I will test any new files you can generate if you could:

  1. use same configuration for temp measurement used for fan 3, and 4 on fan 1 and 2 and update program i'll test
  2. adjust all fan outputs with minimum adjusted to say 700 and i can test that as well without changing the temperature sensor configuration~~

Ok that was user error i think by installing lm-sensors, fancontrol, macfand, mbpfan and a bunch of other programs to try to control the fans, the daemons might have been stepping on each other since most of those controlled fan 1, and/or 2, but never fan 3, 4. After purging everything F1-F4 can be controlled through T2fanrd.

So the issue boils down to the temperature sensor T2fanrd uses, which is CPU based after doing some testing. If I run Steam where CPU is cool, but GPU is only used none of the fans recognize that.
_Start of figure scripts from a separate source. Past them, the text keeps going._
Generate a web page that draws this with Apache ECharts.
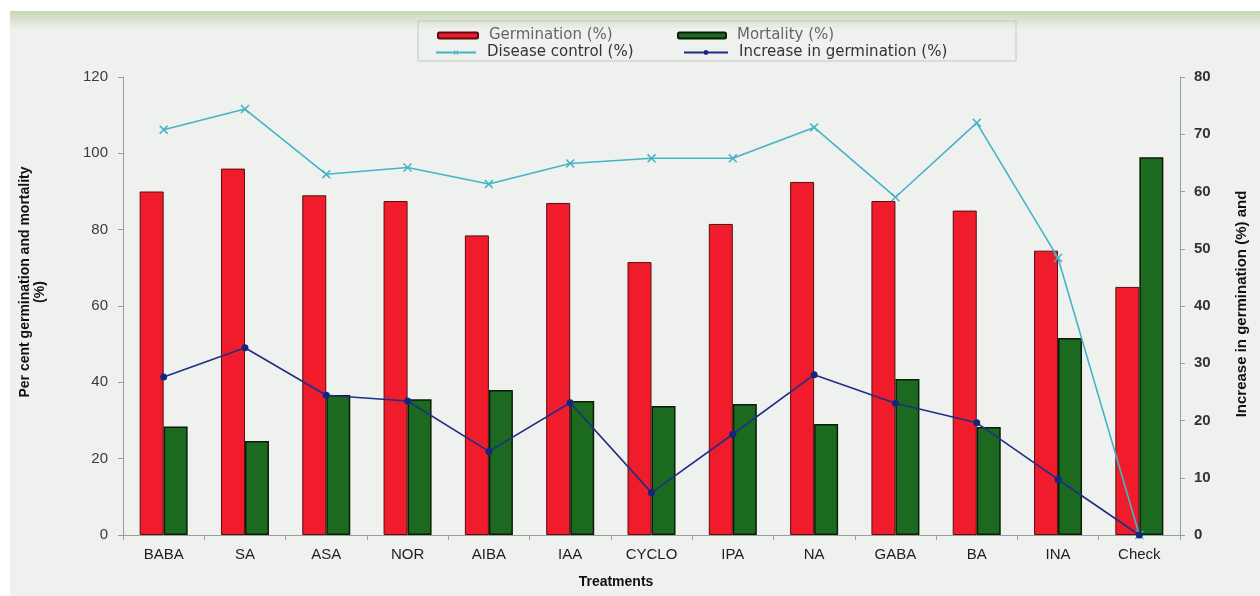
<!DOCTYPE html>
<html>
<head>
<meta charset="utf-8">
<title>Treatments: germination, mortality and disease control</title>
<script src="https://cdn.jsdelivr.net/npm/echarts@6/dist/echarts.min.js"></script>
<style>
  html, body { margin: 0; padding: 0; background: #eef1ed; }
  #chart { width: 1260px; height: 596px; }
</style>
</head>
<body>
<div id="chart"></div>
<script>
// Treatments along the x axis
const categories = ['BABA', 'SA', 'ASA', 'NOR', 'AIBA', 'IAA', 'CYCLO', 'IPA', 'NA', 'GABA', 'BA', 'INA', 'Check'];

// Left axis (per cent)
const germination = [90, 96, 89, 87.5, 78.5, 87, 71.5, 81.5, 92.5, 87.5, 85, 74.5, 65];
const mortality   = [28.4, 24.6, 36.7, 35.6, 38, 35.1, 33.8, 34.3, 29.1, 40.9, 28.3, 51.6, 99];

// Right axis (per cent)
const diseaseControl = [70.8, 74.4, 63, 64.2, 61.3, 64.9, 65.8, 65.8, 71.2, 59, 72, 48.4, 0];
const increaseGerm   = [27.6, 32.7, 24.4, 23.4, 14.6, 23.1, 7.4, 17.6, 28, 23, 19.6, 9.7, 0];

// Tick settings
const leftTicks = { min: 0, max: 120, interval: 20 };
const rightTicks = { min: 0, max: 80, interval: 10 };

const FONT = 'Liberation Sans, Arial, sans-serif';
const WIDE = 'DejaVu Sans, Verdana, sans-serif';
const crossPath = 'path://M0,1.2L1.2,0L5,3.8L8.8,0L10,1.2L6.2,5L10,8.8L8.8,10L5,6.2L1.2,10L0,8.8L3.8,5Z';

const chart = echarts.init(document.getElementById('chart'), null, { renderer: 'canvas' });

function legendAt(name, left, top, w, color) {
  return {
    data: [name],
    left: left, top: top,
    itemWidth: w, itemHeight: 6,
    itemGap: 0,
    textStyle: { fontFamily: WIDE, fontSize: 15, color: color, padding: [0, 0, 0, 6] },
    selectedMode: false
  };
}

const option = {
  backgroundColor: '#eef1ed',
  animation: false,
  grid: { left: 123, right: 80, top: 77, bottom: 61 },
  legend: [
    legendAt('Germination (%)', 432, 23, 40, '#666'),
    legendAt('Mortality (%)', 672, 23, 48, '#666'),
    legendAt('Disease control (%)', 430, 40, 40, '#333'),
    legendAt('Increase in germination (%)', 678, 40, 44, '#333')
  ],
  xAxis: {
    type: 'category',
    data: categories,
    axisLine: { lineStyle: { color: '#9a9e9a', width: 1 } },
    axisTick: { show: true, length: 5, lineStyle: { color: '#9a9e9a' } },
    axisLabel: { fontFamily: FONT, fontSize: 15, color: '#1e1e1e', margin: 12 }
  },
  yAxis: [
    {
      type: 'value',
      min: leftTicks.min, max: leftTicks.max, interval: leftTicks.interval,
      position: 'left',
      splitLine: { show: false },
      axisLine: { show: true, lineStyle: { color: '#9a9e9a' } },
      axisTick: { show: true, length: 5, lineStyle: { color: '#9a9e9a' } },
      axisLabel: { fontFamily: FONT, fontSize: 15, color: '#3a3a3a', margin: 15 }
    },
    {
      type: 'value',
      min: rightTicks.min, max: rightTicks.max, interval: rightTicks.interval,
      position: 'right',
      splitLine: { show: false },
      axisLine: { show: true, lineStyle: { color: '#9a9e9a' } },
      axisTick: { show: true, length: 5, lineStyle: { color: '#9a9e9a' } },
      axisLabel: { fontFamily: FONT, fontSize: 15, fontWeight: 'bold', color: '#333', margin: 14 }
    }
  ],
  series: [
    {
      name: 'Germination (%)',
      type: 'bar',
      yAxisIndex: 0,
      data: germination,
      barWidth: 24,
      barGap: '0%',
      itemStyle: { color: '#f01c2c', borderColor: '#5a0c10', borderWidth: 1 },
      z: 2
    },
    {
      name: 'Mortality (%)',
      type: 'bar',
      yAxisIndex: 0,
      data: mortality,
      barWidth: 24,
      barGap: '0%',
      itemStyle: { color: '#1c6a20', borderColor: '#0a1c0a', borderWidth: 1.5 },
      z: 2
    },
    {
      name: 'Disease control (%)',
      type: 'line',
      yAxisIndex: 1,
      data: diseaseControl,
      symbol: crossPath,
      symbolSize: 9,
      itemStyle: { color: '#44b4c6' },
      lineStyle: { color: '#44b4c6', width: 1.6 },
      z: 4
    },
    {
      name: 'Increase in germination (%)',
      type: 'line',
      yAxisIndex: 1,
      data: increaseGerm,
      symbol: 'circle',
      symbolSize: 7,
      itemStyle: { color: '#16267e' },
      lineStyle: { color: '#1e2f86', width: 1.6 },
      z: 5
    }
  ],
  graphic: [
    // paper edge strip along the top
    { type: 'rect', z: -5, shape: { x: 0, y: 0, width: 1260, height: 11 }, style: { fill: '#ffffff' } },
    {
      type: 'rect', z: -5, shape: { x: 10, y: 11, width: 1250, height: 17 },
      style: {
        fill: new echarts.graphic.LinearGradient(0, 0, 0, 1, [
          { offset: 0, color: '#c9d6b6' },
          { offset: 1, color: '#eaefe6' }
        ])
      }
    },
    { type: 'rect', z: -5, shape: { x: 0, y: 11, width: 10, height: 585 }, style: { fill: '#ffffff' } },
    // legend frame
    {
      type: 'rect', z: 1, shape: { x: 418, y: 21, width: 598, height: 40 },
      style: { fill: 'rgba(0,0,0,0)', stroke: '#c4c8c4', lineWidth: 1 }
    },
    // axis titles
    {
      type: 'text', z: 10, x: 25, y: 282, rotation: Math.PI / 2,
      style: { text: 'Per cent germination and mortality', font: 'bold 14px ' + FONT, fill: '#111', align: 'center', verticalAlign: 'middle' }
    },
    {
      type: 'text', z: 10, x: 40, y: 292, rotation: Math.PI / 2,
      style: { text: '(%)', font: 'bold 14px ' + FONT, fill: '#111', align: 'center', verticalAlign: 'middle' }
    },
    {
      type: 'text', z: 10, x: 1242, y: 304, rotation: Math.PI / 2,
      style: { text: 'Increase in germination (%) and', font: 'bold 15px ' + FONT, fill: '#111', align: 'center', verticalAlign: 'middle' }
    },
    {
      type: 'text', z: 10, x: 616, y: 582,
      style: { text: 'Treatments', font: 'bold 14px ' + FONT, fill: '#111', align: 'center', verticalAlign: 'middle' }
    }
  ]
};

chart.setOption(option);
</script>
</body>
</html>
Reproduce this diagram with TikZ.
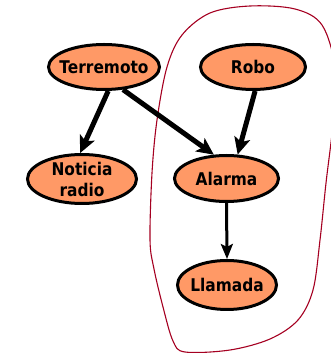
\documentclass[tikz,border=0pt]{standalone}
\usepackage{fontspec}
\setmainfont[FakeStretch=0.88]{DejaVu Sans}
\usetikzlibrary{shapes.geometric,arrows.meta}
\definecolor{nodefill}{RGB}{255,153,102}
\definecolor{loopred}{RGB}{165,0,33}
\tikzset{
  var/.style={ellipse, draw=black, line width=3pt, fill=nodefill, inner sep=0pt},
  vlabel/.style={font=\bfseries\fontsize{17.5}{21}\selectfont, align=center, inner sep=0pt},
  bigarrow/.style={line width=5pt, -{Stealth[length=17pt,width=16pt,inset=4pt]}},
  smallarrow/.style={line width=3pt, -{Stealth[length=15pt,width=12pt,inset=3pt]}},
  region/.style={draw=loopred, line width=1.1pt}
}
\begin{document}
\begin{tikzpicture}[x=1pt,y=1pt]
\useasboundingbox (0,0) rectangle (331,353);
\begin{scope}
\clip (0,0) rectangle (331,353);
\draw[region] plot[smooth cycle, tension=0.55] coordinates {
 (150,113) (152,180) (157,233) (167,286) (182,318) (210,340) (250,347) (295,344)
 (322,328) (335,285) (333,230) (326,170) (320,113) (313,63) (298,33) (270,14)
 (230,3) (185,1) (173,12) (163,46) (154,84)};
\end{scope}
\node[var, minimum width=111pt, minimum height=45pt, label={[vlabel]center:Terremoto}] (T) at (104,286) {};
\node[var, minimum width=105pt, minimum height=45pt, label={[vlabel]center:Robo}] (R) at (253,286) {};
\node[var, minimum width=109pt, minimum height=49pt, label={[vlabel]center:Noticia\\radio}] (N) at (82,174) {};
\node[var, minimum width=104pt, minimum height=46pt, label={[vlabel]center:Alarma}] (A) at (226.5,174.5) {};
\node[var, minimum width=99pt, minimum height=49pt, label={[vlabel]center:Llamada}] (L) at (227,68) {};
\draw[bigarrow] (T.-80) -- (N.94);
\draw[bigarrow] (T.-50) -- (A.118);
\draw[bigarrow] (R.-85) -- (A.65);
\draw[smallarrow] (A.south) -- (L.north);
\end{tikzpicture}
\end{document}
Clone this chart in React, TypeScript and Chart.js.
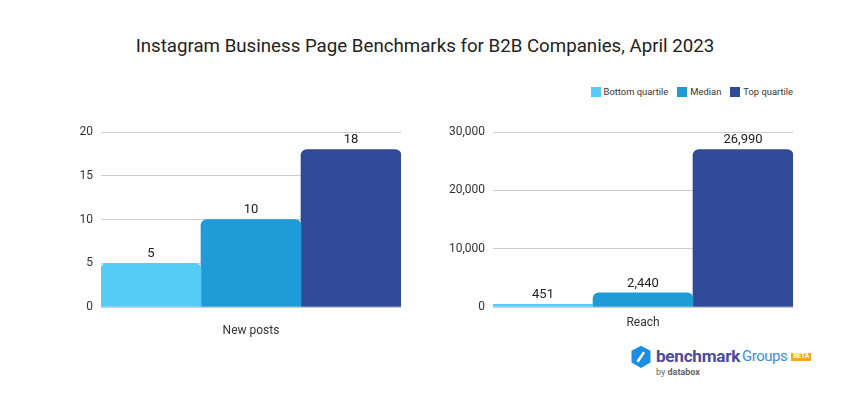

So one thing one could do is use the CPU+GPU temperature average for Fan1 and Fan2 and the CPU, or average mac temp for Fan3 and Fan4. By tweaking the min/max temp using the T2fanrd configuration file i can get the Fan1 to run at say 900-1100rpm, which seems to be just enough for the GPU temperature not going critical - it hovers around 106degC at that rpm (the downside is of course that when doing CPU heavy workload Fan1 is much too loud and is cooling the GPU which may not be doing any work).